USA — They tipped their hats for the efforts of volunteer firefighters across the state.
The Board of Directors of the Lufkin-based Texas Forestry Association, a non-profit trade association representing 3,000 members who grow, manage, harvest and process the states forest resources, recently adopted a resolution recognizing volunteer fire departments and the Texas Forest Service for their service during the prolonged drought and the millions of acres of wildfires that have and continue to occur throughout the state.
The resolution was adopted on Oct. 19 at the organizations annual convention in Galveston.

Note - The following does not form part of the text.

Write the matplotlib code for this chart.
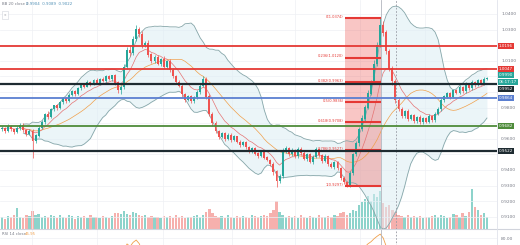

The members of Texas Forestry Association are extremely grateful to the leadership of these agencies and the Leadership of the Texas Forest Service for the outstanding job they are doing and the job they will be called upon to do until this drought is declared over, said Ron Hufford, executive vice president of Texas Forestry Association. Texas Forestry Association members have been brutally affected by the drought and wildfires. Along with the heavy toll on people and property, these fires have significantly damaged the forestland. Its a tremendous loss for the East Texas timber industry. We applaud the dedication of the men and women of the volunteer fire departments, the Texas Forest Service and outside agencies who have responded to save personal property and lives.
Since this fire season began Nov. 15, 2010, almost 4 million acres have burned across the state, according to the Texas Forest Service.
Although the Texas Forest Country has seen cooler temperatures and some rain in the past couple of weeks, burn bans still exist in Angelina, Cherokee, Houston, Jasper, Nacogdoches, Polk, San Augustine, Tyler and Trinity counties as well as the cities of Lufkin and Hudson.
Because of the continued absence of any substantial rainfall and the current fire danger conditions, the city of Hudson on Thursday extended its ban on outdoor burning by another 30 days. However, Hudson officials said the ban on outdoor cooking has been lifted.
Outdoor cooking using charcoal barbecue pits and propane barbecue pits will be allowed, Hudson Mayor Robert Smith said in a statement. He reminded residents that extreme caution should be used for any type of outside cooking and that they are responsible for any fire getting out of control from cooking.